Exotic spaces have smooth structures on them that are inequivalent. Intuitively I think of this as saying that you can put down different systems of smooth coordinates which you cannot map into each other with diffeomorphisms.
This is pretty radical because one of the most fundamental ideas in relativity is the idea that physics in all coordinate systems is the same. But do such inequivalent differentiable structures actually exist? Well it turns out that exotic manifolds don’t exist in one, two or three dimensions: all differentiable structures are equivalent. If two spaces are homeomorphic then they are diffeomorphic. But in higher dimensions they do indeed exist.
Exotic manifolds were first found by Milnor in 1956 by studying the 7-sphere. You might think that this isn’t important for physics but Schleich and Witt showed that these inequivalent differentiable structures do contribute to the usual path integral formulation of quantum gravity.
You may argue that while surprising, none of this is living up to the billing of being super suggestive! So to get to the action lets ask how the existence of exotica depends on the dimensionality of spacetime.
Results for dimensions higher than three depend on what spaces one considers, so what about R^n = R x R x … x R, the usual n-dimensional Euclidean space we know and love? In addition to the result referred to above that there are no exotica for n < 4, it is known that there are also no exotica for n > 4. So far so good. But what about n = 4?
Hold on to your dentures because it turns out that in R^4 there are an uncountably infinite number of inequivalent differentiable structures. Pow.

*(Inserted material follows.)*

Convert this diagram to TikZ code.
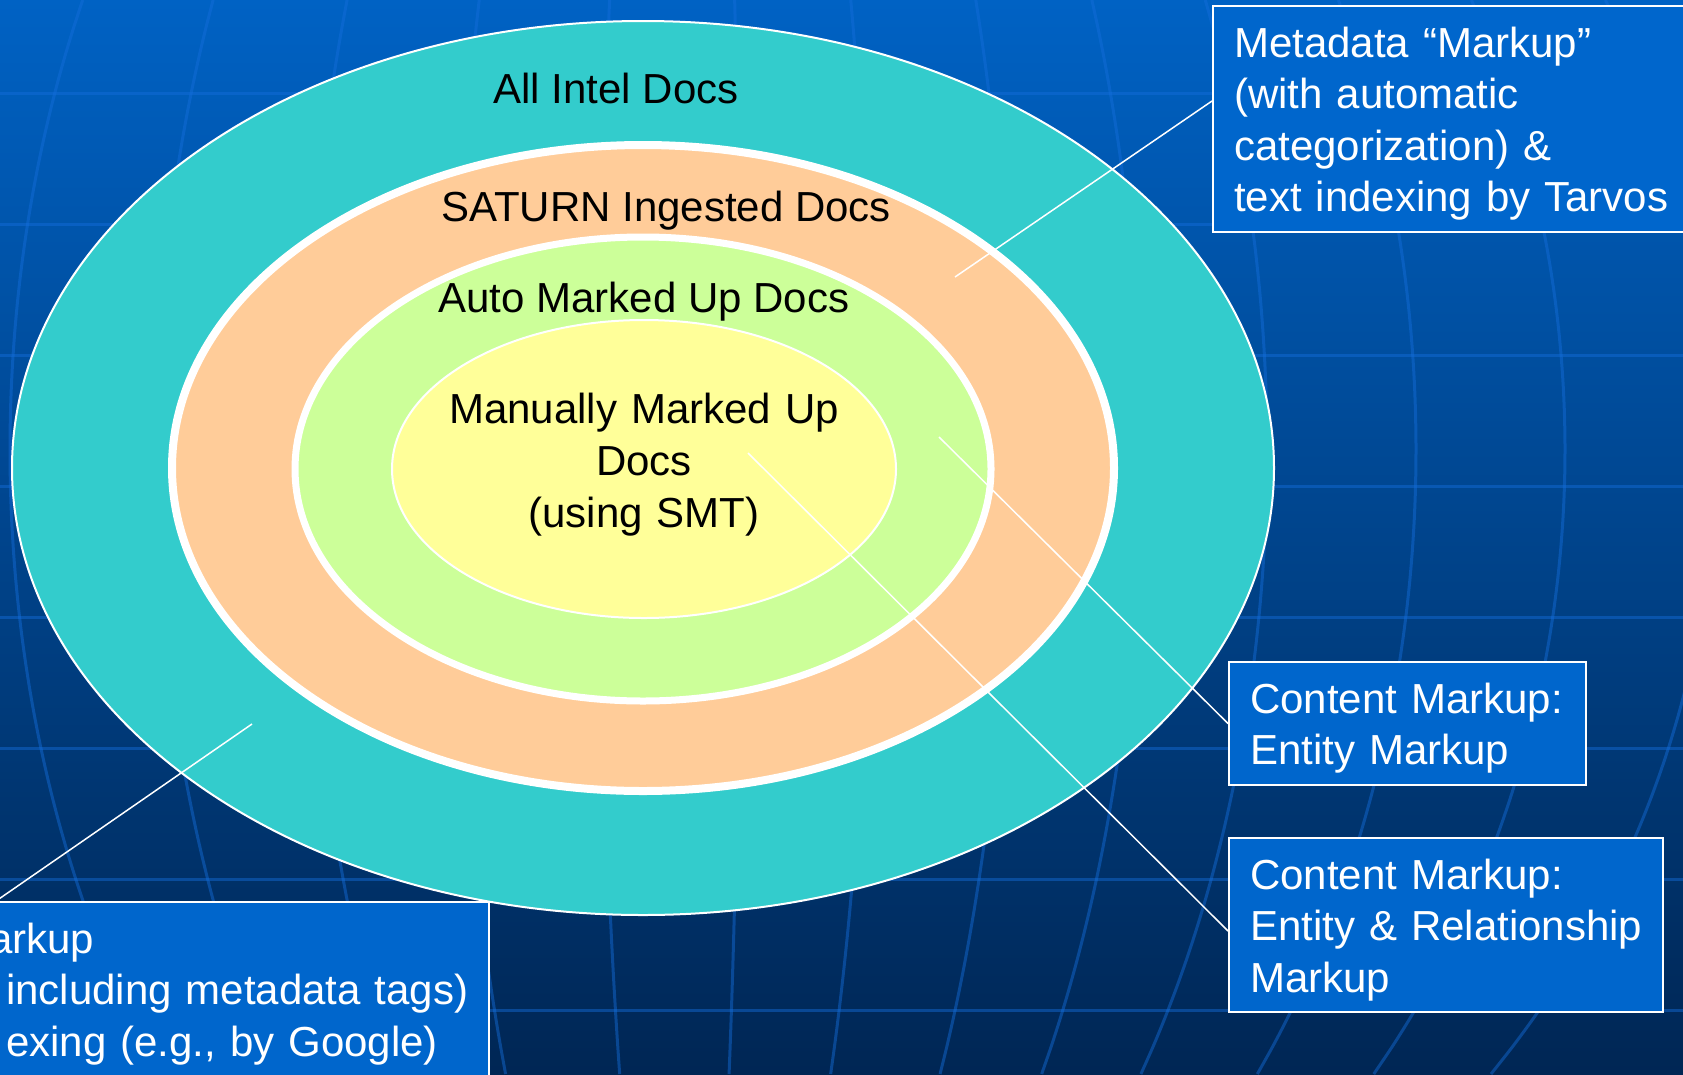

I think any physicist who reads this probably has the same question jump into their mind as I did when I first came across this result nearly twenty years ago. Does this have anything to do with the dimensionality of spacetime?
One could imagine that a full theory of quantum gravity might involve not only the infamous sum of topologies (known to be impossible to even write down in four dimensions) but also a “sum” over all dimensions. If each inequivalent differentiable structure contributes to the sum – and that is exactly what the results of Schleich and Witt appear to demonstrate – then it seems plausible that at “low-energies” such a sum might be dominated by R^4, providing a dynamical origin for the dimensionality of spacetime.
In a sense this would be the opposite of the usual situation in gauge theories where one has to reduce the number of solutions integrated over because many are simply gauge transformations of each other. Instead here one would have to allow for the increased multiplicity of exotic structures.
Needless to say this is nothing more than suggestive, but it is one of those very cute, shiny results that you hope is somehow relevant because it seems so awesome.
More recent work on exotic manifolds in physics, which I confess I have not looked at at all, can be found here, here in this book. And of course you can always count on John Baez to have covered any interesting topic in mathematic physics on his “blog-before-blogs-existed”, which seems like an appropriate place to mention the Usenet forums for anyone too young to know about the early days of the internet when the web was something spiders made and Netscape hadn’t been born yet.